Clinton's Latin American team includes Arturo Valenzuela, a Georgetown University professor and former senior director of the National Security Council for the Western Hemisphere in the Clinton White House. People familiar with his work say Valenzuela adheres to the Democratic mainstream, like conditioning free trade deals to higher labor standards.
Also listed: Thomas ''Mack'' McLarty, a former special envoy to the region and a pro-NAFTA Democrat. Another centrist Democrat listed is Peter Romero, a former top State Department diplomat to the region.
The team also includes several former U.S. ambassadors in Latin America — Donna Hrinak (Brazil and Venezuela), James Jones (Mexico), Luis Lauredo (Organization of American States) and Charles Manatt (Dominican Republic) — and Dan Erikson, a young Cuba and Caribbean specialist with the Inter-American Dialogue, a Washington think-tank.
Clinton's advisors are coordinated by Julia Sweig, a senior fellow at the Council of Foreign Relations who last year penned a paper suggesting ``an overhaul of U.S. policy may well relax the siege mentality that keeps Cuba's own reforms muzzled — and recast U.S.-Cuba relations in a more normal light.''
Sweig's writings don't worry anti-Castro lobbyists.

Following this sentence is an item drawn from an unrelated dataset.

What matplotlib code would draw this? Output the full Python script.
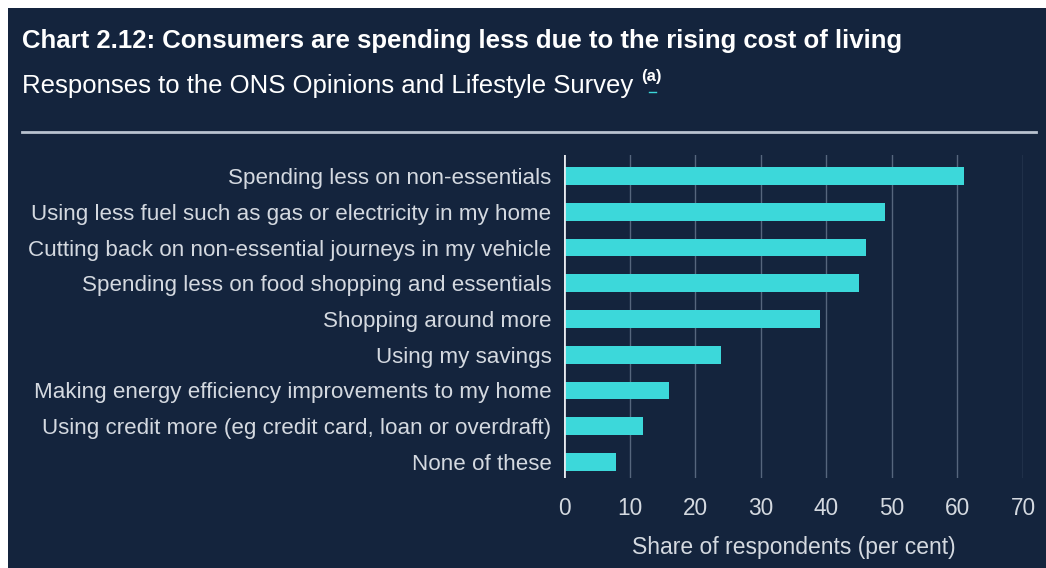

''When the word Cuba comes up . . . Clinton listens to two people: [N.J. Sen.] Bob Menendez and [Fla. Rep.] Debbie Wasserman Schultz,'' says Mauricio Claver-Carone of the U.S.-Cuba Democracy Political Action Committee, which wants Congress to keep sanctions in place. Both Democratic lawmakers support a tough line on Havana.
Some of Obama's key Latin America policy advisors also come from the Clinton administration ranks, including Anthony Lake, Clinton's former national security advisor, according to campaign insiders. The director of the State Department's policy planning staff during the Carter administration, Lake authored a book critical of U.S. actions in Central America, Somoza Falling.
The Latin America team is coordinated by Dan Restrepo, who was a member of the staff of the House International Relations Committee in the 1990s. Restrepo, who is half Colombian, has criticized the Bush administration's counter-drug policies in Colombia.
The team includes Frank Sanchez, a former chief of staff for White House Special envoy to the Americas Kenneth Mackay, and Robert Gelbard, formerly ambassador to Bolivia and head of the State Department's counter-drug bureau.